“Cecità” di José Saramago

Cosa accadrebbe se, in un luogo e in un tempo imprecisati della storia del mondo, l’umanità venisse sopraffatta dal dilagare di un’epidemia di cecità? José Saramago, lo scrittore, poeta e drammaturgo portoghese insignito nel 1998 del Premio Nobel per la Letteratura, prova ad immaginarlo nel romanzo Cecità (uscito nel 1995 in Portogallo, pubblicato poi in Italia per Feltrinelli nel 2010) e compone un affresco dai toni disperatamente foschi e violenti in cui degradazione, ferocia e crudeltà travolgono le fragili impalcature della convivenza civile.
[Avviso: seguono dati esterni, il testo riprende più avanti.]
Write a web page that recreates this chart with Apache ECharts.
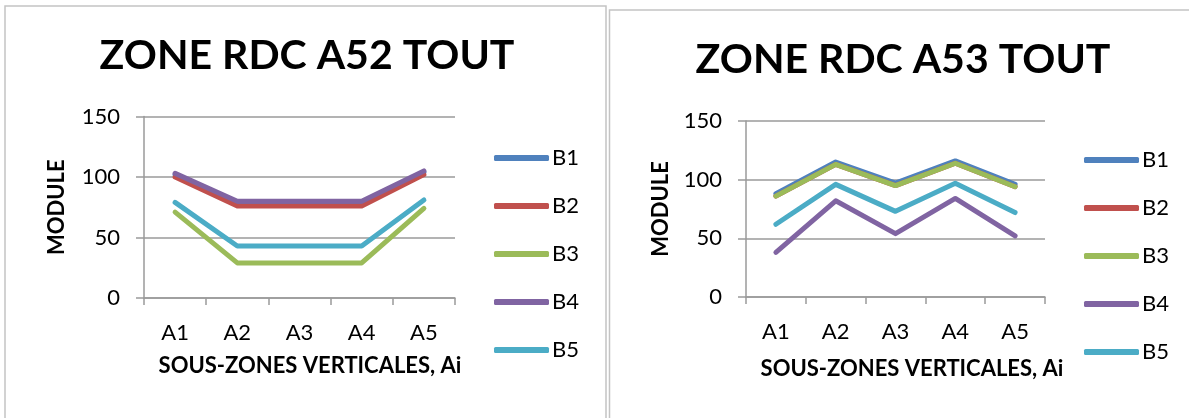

Il mal bianco, il mare di latte che si para davanti allo sguardo degli uomini – cogliendoli d’improvviso nel bel mezzo delle consuetudini quotidiane, mentre si perfeziona un furto o la mente segue i tortuosi percorsi della speculazione o, ancora, al culmine dell’estasi erotica – sospende implacabilmente le vite degli anonimi individui che affollano queste pagine, gettandoli nella più cupa angoscia e nell’orrore della guerra contro i propri simili, allorché si è mossi unicamente dall’obbedienza irrazionale e primitiva alle istanze della sopravvivenza. C’è tuttavia una donna che continua a poter vedere e, il suo, sarà il destino più arduo: la moglie del dottore non vorrà rassegnarsi a vedere precipitare i suoi compagni nella bestialità più cruda (sempre «dentro di noi c’è una cosa che non ha nome, e quella cosa è ciò che siamo») e riuscirà con loro, e soprattutto con le donne del gruppo, a ricomporre un noi («siamo l’unica donna con due occhi e sei mani che esista al mondo»), a ripetere gesti antichi che hanno il sapore dell’umanità prima del collasso e ad affrontare con la vista l’abbrutimento del mondo per non perdersi, per non consentire a sé stessa di perdersi (pure quando nemmeno un potere di ordine superiore abbia più occhi per assistere al buio della ragione). Ed è da qui che si riparte nella ricerca della conoscenza: dalla consapevolezza che «non siamo diventati ciechi, secondo me lo siamo. Ciechi che, pur vedendo, non vedono» si può ricominciare a fondare l’umanità – adesso forse finalmente sensibile al prossimo e alle profonde ragioni del convivere. Un richiamo al tema edipico della cecità che non può essere trascurato: tanto simile è la tensione del figlio di Laio verso la conoscenza attraverso la paura, come pure il duplice valore della verità – morte e rinascita al tempo stesso. E a Saramago riesce di imbrigliarci nella sua trama, avvolgendo il lettore nell’intricata rete del suo periodare complesso, che insegue e dà fiato ai ciechi mentre pone domande universali sulle forme del nostro essere qui.